The recommended coil is made this way.
The IF amplifier is basically a transconductance amplifier
because the output is a current source. The output is also
internally connected to a high impedance AM detector. gm for
the IF amplifier is ≈ 0.028 mho. The voltage gain will be the
detector coil impedance x 0.028. This can be designed to
give the desired audio output level for a given RF input level.
If it is set too high, the receiver may oscillate with no input
signal. The application circuit was designed for a relatively
narrow bandwidth, so a tapped detector coil is used to get the
desired gain. If a wide bandwidth receiver is desired, the
detector coil can be untapped, and a resistor can be added
across the coil to get the desired Q.
The detector output on Pin 13 is a low impedance. It
supplies the IF AGC signal to Pin 12, so the audio must be
filtered out. The time constant of this filter is up to the
designer. The main requirement is usually the allowable
audio distortion at 100 Hz, 80% modulation. If the time
constant is made too long, the audio level will be slow to
correct when changing stations.
The Signal Strength (S) output is dependent only on the
IF amplifier input level. Its maximum voltage is about 5.0 V
with a 75 k load resistor. The range can be reduced by
using a lower value for the resistor on Pin 11. The S signal
will stop increasing when the RF AGC circuits become
active, so if the RF AGC threshold is set too low, or there is
too much loss from the Mixer2 output to the IF input, the
maximum S signal will be reduced. The desired load
resistor on Pin 11 (R11) can be determined using the curve
of Pin 11 current versus IF input.
Setting the RF AGC threshold is probably the most difficult
because a trade–off between allowable interference and
suppression of desired signals must be made.
First select the values for both mixers:
a. Using the formula Pin = IP3 – DR/2
Select the desired dynamic range and calculate the
maximum input levels for both mixers. Remember that all
levels must be in dB, dBµV or dBm. Let DR = 50 dB. IP3
for Mixer2 = 112 dBµV. Therefore, Pinmax = 87 dBµV. IP3
for Mixer1 = 127 dBµV. Therefore, Pinmax = 102 dBµV.
b. First, adjust the resistor from Pin 6 to ground to give
the desired maximum input level to Mixer2. From the
curve of Pin 6 current versus Mixer2 input level,
R6 = 1.2/110 µA = 11 k. Rint = 39 k, so R6ext = 15 k.

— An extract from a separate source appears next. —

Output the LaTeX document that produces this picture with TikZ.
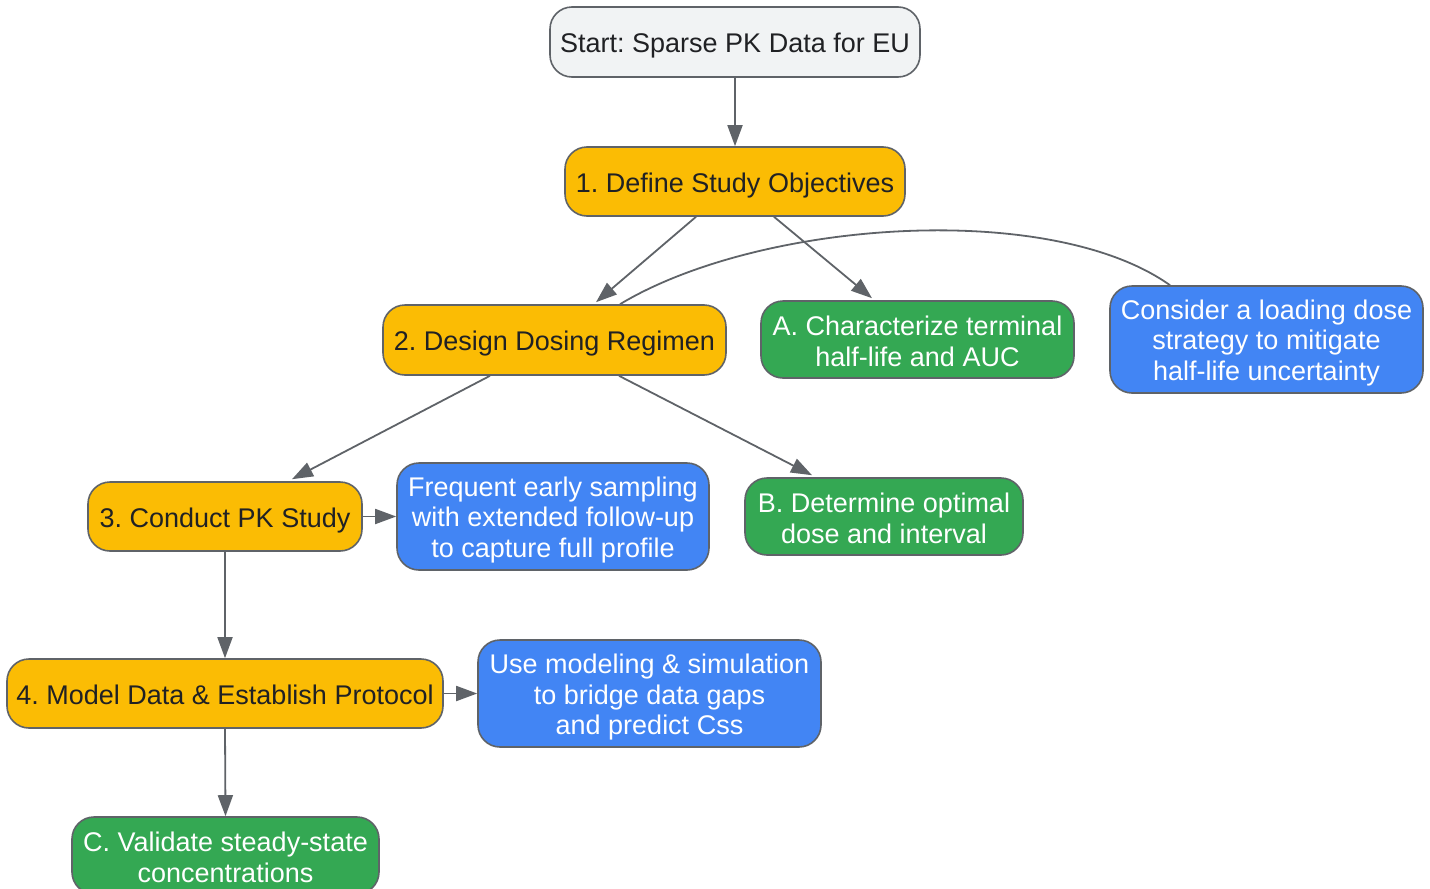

c. From the curve of Pin 6 current versus Mixer1 input level,
determine how much more gain would be required in the
Mixer1 AGC circuit to achieve the desired dynamic range
for Mixer1. From the curve of Relative Sensitivity versus
R7 determine the value of R7. Alternatively, R7 can be
adjusted to give the desired maximum input level to
Mixer1.
The resulting R7 may be too small to set the AGC
threshold of Mixer1 as low as desired. Also, if R7 is less than
680 Ω, the AGC sensitivity for the Mixer1 input falls off at
higher frequencies, so in these cases, the resistor from Pin 6
to ground must be reduced to achieve the desired level
because the overload of Mixer1 provides the most important
spurious response rejection. However, if the AGC level is set
too high, the IF in signal may become too large and the IF
amplifier can overload with strong signals. The values used in
the application are more conservative.
The gain from the antenna input to the point being
measured are shown on the AM radio application. These are
helpful when calculating audio sensitivity and troubleshooting
a new radio.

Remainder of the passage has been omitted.